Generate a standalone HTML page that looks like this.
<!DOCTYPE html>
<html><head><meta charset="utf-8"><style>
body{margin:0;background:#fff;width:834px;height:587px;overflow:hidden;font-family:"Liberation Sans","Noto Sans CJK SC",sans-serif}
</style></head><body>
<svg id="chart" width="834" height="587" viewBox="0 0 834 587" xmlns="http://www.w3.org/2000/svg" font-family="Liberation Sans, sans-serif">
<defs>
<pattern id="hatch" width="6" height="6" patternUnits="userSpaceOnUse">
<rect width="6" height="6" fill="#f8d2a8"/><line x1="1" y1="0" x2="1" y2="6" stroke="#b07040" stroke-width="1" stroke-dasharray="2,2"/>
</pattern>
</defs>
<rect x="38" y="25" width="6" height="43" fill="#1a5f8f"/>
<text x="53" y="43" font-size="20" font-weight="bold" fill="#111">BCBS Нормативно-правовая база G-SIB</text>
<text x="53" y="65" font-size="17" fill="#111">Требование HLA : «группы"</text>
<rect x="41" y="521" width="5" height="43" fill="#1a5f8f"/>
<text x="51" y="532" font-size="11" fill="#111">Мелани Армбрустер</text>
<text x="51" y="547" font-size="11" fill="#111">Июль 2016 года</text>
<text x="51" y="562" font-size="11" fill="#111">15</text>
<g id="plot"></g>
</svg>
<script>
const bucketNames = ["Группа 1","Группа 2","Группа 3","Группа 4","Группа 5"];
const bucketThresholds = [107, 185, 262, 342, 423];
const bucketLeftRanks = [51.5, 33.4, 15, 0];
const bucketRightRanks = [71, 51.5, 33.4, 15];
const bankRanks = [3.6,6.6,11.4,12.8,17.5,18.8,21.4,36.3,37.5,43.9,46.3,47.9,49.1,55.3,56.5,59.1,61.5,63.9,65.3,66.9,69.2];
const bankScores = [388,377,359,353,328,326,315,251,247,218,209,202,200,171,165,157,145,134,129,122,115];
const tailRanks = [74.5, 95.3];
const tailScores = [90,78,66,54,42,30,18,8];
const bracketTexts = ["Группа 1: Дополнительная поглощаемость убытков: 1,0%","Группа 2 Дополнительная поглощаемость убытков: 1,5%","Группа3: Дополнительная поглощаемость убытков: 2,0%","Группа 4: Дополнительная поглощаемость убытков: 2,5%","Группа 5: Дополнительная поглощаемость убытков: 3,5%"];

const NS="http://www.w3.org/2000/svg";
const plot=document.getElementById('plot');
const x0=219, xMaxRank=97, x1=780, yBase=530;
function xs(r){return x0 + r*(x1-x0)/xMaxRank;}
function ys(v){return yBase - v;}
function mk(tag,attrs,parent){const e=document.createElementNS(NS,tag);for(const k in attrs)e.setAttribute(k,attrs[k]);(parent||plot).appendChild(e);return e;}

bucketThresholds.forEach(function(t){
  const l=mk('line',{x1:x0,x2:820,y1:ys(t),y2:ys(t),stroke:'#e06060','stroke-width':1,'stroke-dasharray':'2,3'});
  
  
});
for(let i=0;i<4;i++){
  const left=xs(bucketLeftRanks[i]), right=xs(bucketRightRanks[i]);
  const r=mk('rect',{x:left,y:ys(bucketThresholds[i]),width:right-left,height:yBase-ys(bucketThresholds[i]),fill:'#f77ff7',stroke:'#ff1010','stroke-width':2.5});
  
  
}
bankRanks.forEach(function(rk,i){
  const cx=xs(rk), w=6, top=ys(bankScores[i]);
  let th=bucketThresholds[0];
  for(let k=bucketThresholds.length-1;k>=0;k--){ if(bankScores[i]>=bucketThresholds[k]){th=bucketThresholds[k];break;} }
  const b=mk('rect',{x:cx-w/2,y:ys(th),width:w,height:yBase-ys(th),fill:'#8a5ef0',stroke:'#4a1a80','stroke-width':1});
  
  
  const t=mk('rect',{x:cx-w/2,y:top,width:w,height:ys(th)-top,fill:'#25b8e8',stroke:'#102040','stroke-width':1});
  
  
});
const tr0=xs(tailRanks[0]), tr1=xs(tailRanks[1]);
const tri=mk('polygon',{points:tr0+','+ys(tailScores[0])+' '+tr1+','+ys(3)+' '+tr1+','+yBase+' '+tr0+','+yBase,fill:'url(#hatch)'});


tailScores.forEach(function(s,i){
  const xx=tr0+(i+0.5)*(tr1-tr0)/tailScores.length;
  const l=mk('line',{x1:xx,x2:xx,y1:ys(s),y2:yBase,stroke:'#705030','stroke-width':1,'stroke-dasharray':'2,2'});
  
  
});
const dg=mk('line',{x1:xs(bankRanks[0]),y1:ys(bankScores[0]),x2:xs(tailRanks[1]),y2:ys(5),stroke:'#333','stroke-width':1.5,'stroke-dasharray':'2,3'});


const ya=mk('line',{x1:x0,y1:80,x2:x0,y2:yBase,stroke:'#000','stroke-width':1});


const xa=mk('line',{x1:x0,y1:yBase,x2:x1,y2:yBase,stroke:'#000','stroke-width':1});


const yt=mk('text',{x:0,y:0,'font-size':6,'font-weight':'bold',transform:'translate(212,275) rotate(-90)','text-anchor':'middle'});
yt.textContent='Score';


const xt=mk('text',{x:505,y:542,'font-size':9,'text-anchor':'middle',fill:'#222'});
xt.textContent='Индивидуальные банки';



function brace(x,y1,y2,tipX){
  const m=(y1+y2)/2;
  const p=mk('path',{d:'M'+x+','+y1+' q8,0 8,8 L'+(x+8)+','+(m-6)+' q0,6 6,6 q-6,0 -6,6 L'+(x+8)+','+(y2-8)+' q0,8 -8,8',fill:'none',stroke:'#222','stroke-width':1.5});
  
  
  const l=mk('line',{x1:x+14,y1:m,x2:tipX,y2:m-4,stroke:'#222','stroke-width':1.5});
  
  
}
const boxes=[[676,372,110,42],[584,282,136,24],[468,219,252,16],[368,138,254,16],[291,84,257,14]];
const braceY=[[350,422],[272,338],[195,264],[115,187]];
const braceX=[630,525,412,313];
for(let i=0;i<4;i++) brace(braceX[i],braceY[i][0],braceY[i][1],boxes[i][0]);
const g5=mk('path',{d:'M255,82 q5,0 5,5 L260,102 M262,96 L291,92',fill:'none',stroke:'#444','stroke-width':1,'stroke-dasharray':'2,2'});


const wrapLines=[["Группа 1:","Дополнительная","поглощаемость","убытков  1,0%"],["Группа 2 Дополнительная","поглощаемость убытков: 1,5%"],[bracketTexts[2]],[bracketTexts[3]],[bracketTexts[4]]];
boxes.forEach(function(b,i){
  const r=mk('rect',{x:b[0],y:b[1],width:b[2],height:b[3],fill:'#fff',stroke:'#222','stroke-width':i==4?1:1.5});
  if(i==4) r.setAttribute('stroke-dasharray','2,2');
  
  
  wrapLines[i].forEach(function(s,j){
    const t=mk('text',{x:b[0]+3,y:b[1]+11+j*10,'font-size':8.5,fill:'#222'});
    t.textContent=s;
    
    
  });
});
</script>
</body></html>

REQUIREMENTS
Restate the whole of the material exactly.

FULL OUTPUT
Generate a standalone HTML page that looks like this.
<!DOCTYPE html>
<html><head><meta charset="utf-8"><style>
body{margin:0;background:#fff;width:834px;height:587px;overflow:hidden;font-family:"Liberation Sans","Noto Sans CJK SC",sans-serif}
</style></head><body>
<svg id="chart" width="834" height="587" viewBox="0 0 834 587" xmlns="http://www.w3.org/2000/svg" font-family="Liberation Sans, sans-serif">
<defs>
<pattern id="hatch" width="6" height="6" patternUnits="userSpaceOnUse">
<rect width="6" height="6" fill="#f8d2a8"/><line x1="1" y1="0" x2="1" y2="6" stroke="#b07040" stroke-width="1" stroke-dasharray="2,2"/>
</pattern>
</defs>
<rect x="38" y="25" width="6" height="43" fill="#1a5f8f"/>
<text x="53" y="43" font-size="20" font-weight="bold" fill="#111">BCBS Нормативно-правовая база G-SIB</text>
<text x="53" y="65" font-size="17" fill="#111">Требование HLA : «группы"</text>
<rect x="41" y="521" width="5" height="43" fill="#1a5f8f"/>
<text x="51" y="532" font-size="11" fill="#111">Мелани Армбрустер</text>
<text x="51" y="547" font-size="11" fill="#111">Июль 2016 года</text>
<text x="51" y="562" font-size="11" fill="#111">15</text>
<g id="plot"></g>
</svg>
<script>
const bucketNames = ["Группа 1","Группа 2","Группа 3","Группа 4","Группа 5"];
const bucketThresholds = [107, 185, 262, 342, 423];
const bucketLeftRanks = [51.5, 33.4, 15, 0];
const bucketRightRanks = [71, 51.5, 33.4, 15];
const bankRanks = [3.6,6.6,11.4,12.8,17.5,18.8,21.4,36.3,37.5,43.9,46.3,47.9,49.1,55.3,56.5,59.1,61.5,63.9,65.3,66.9,69.2];
const bankScores = [388,377,359,353,328,326,315,251,247,218,209,202,200,171,165,157,145,134,129,122,115];
const tailRanks = [74.5, 95.3];
const tailScores = [90,78,66,54,42,30,18,8];
const bracketTexts = ["Группа 1: Дополнительная поглощаемость убытков: 1,0%","Группа 2 Дополнительная поглощаемость убытков: 1,5%","Группа3: Дополнительная поглощаемость убытков: 2,0%","Группа 4: Дополнительная поглощаемость убытков: 2,5%","Группа 5: Дополнительная поглощаемость убытков: 3,5%"];

const NS="http://www.w3.org/2000/svg";
const plot=document.getElementById('plot');
const x0=219, xMaxRank=97, x1=780, yBase=530;
function xs(r){return x0 + r*(x1-x0)/xMaxRank;}
function ys(v){return yBase - v;}
function mk(tag,attrs,parent){const e=document.createElementNS(NS,tag);for(const k in attrs)e.setAttribute(k,attrs[k]);(parent||plot).appendChild(e);return e;}

bucketThresholds.forEach(function(t){
  const l=mk('line',{x1:x0,x2:820,y1:ys(t),y2:ys(t),stroke:'#e06060','stroke-width':1,'stroke-dasharray':'2,3'});
  
  
});
for(let i=0;i<4;i++){
  const left=xs(bucketLeftRanks[i]), right=xs(bucketRightRanks[i]);
  const r=mk('rect',{x:left,y:ys(bucketThresholds[i]),width:right-left,height:yBase-ys(bucketThresholds[i]),fill:'#f77ff7',stroke:'#ff1010','stroke-width':2.5});
  
  
}
bankRanks.forEach(function(rk,i){
  const cx=xs(rk), w=6, top=ys(bankScores[i]);
  let th=bucketThresholds[0];
  for(let k=bucketThresholds.length-1;k>=0;k--){ if(bankScores[i]>=bucketThresholds[k]){th=bucketThresholds[k];break;} }
  const b=mk('rect',{x:cx-w/2,y:ys(th),width:w,height:yBase-ys(th),fill:'#8a5ef0',stroke:'#4a1a80','stroke-width':1});
  
  
  const t=mk('rect',{x:cx-w/2,y:top,width:w,height:ys(th)-top,fill:'#25b8e8',stroke:'#102040','stroke-width':1});
  
  
});
const tr0=xs(tailRanks[0]), tr1=xs(tailRanks[1]);
const tri=mk('polygon',{points:tr0+','+ys(tailScores[0])+' '+tr1+','+ys(3)+' '+tr1+','+yBase+' '+tr0+','+yBase,fill:'url(#hatch)'});


tailScores.forEach(function(s,i){
  const xx=tr0+(i+0.5)*(tr1-tr0)/tailScores.length;
  const l=mk('line',{x1:xx,x2:xx,y1:ys(s),y2:yBase,stroke:'#705030','stroke-width':1,'stroke-dasharray':'2,2'});
  
  
});
const dg=mk('line',{x1:xs(bankRanks[0]),y1:ys(bankScores[0]),x2:xs(tailRanks[1]),y2:ys(5),stroke:'#333','stroke-width':1.5,'stroke-dasharray':'2,3'});


const ya=mk('line',{x1:x0,y1:80,x2:x0,y2:yBase,stroke:'#000','stroke-width':1});


const xa=mk('line',{x1:x0,y1:yBase,x2:x1,y2:yBase,stroke:'#000','stroke-width':1});


const yt=mk('text',{x:0,y:0,'font-size':6,'font-weight':'bold',transform:'translate(212,275) rotate(-90)','text-anchor':'middle'});
yt.textContent='Score';


const xt=mk('text',{x:505,y:542,'font-size':9,'text-anchor':'middle',fill:'#222'});
xt.textContent='Индивидуальные банки';



function brace(x,y1,y2,tipX){
  const m=(y1+y2)/2;
  const p=mk('path',{d:'M'+x+','+y1+' q8,0 8,8 L'+(x+8)+','+(m-6)+' q0,6 6,6 q-6,0 -6,6 L'+(x+8)+','+(y2-8)+' q0,8 -8,8',fill:'none',stroke:'#222','stroke-width':1.5});
  
  
  const l=mk('line',{x1:x+14,y1:m,x2:tipX,y2:m-4,stroke:'#222','stroke-width':1.5});
  
  
}
const boxes=[[676,372,110,42],[584,282,136,24],[468,219,252,16],[368,138,254,16],[291,84,257,14]];
const braceY=[[350,422],[272,338],[195,264],[115,187]];
const braceX=[630,525,412,313];
for(let i=0;i<4;i++) brace(braceX[i],braceY[i][0],braceY[i][1],boxes[i][0]);
const g5=mk('path',{d:'M255,82 q5,0 5,5 L260,102 M262,96 L291,92',fill:'none',stroke:'#444','stroke-width':1,'stroke-dasharray':'2,2'});


const wrapLines=[["Группа 1:","Дополнительная","поглощаемость","убытков  1,0%"],["Группа 2 Дополнительная","поглощаемость убытков: 1,5%"],[bracketTexts[2]],[bracketTexts[3]],[bracketTexts[4]]];
boxes.forEach(function(b,i){
  const r=mk('rect',{x:b[0],y:b[1],width:b[2],height:b[3],fill:'#fff',stroke:'#222','stroke-width':i==4?1:1.5});
  if(i==4) r.setAttribute('stroke-dasharray','2,2');
  
  
  wrapLines[i].forEach(function(s,j){
    const t=mk('text',{x:b[0]+3,y:b[1]+11+j*10,'font-size':8.5,fill:'#222'});
    t.textContent=s;
    
    
  });
});
</script>
</body></html>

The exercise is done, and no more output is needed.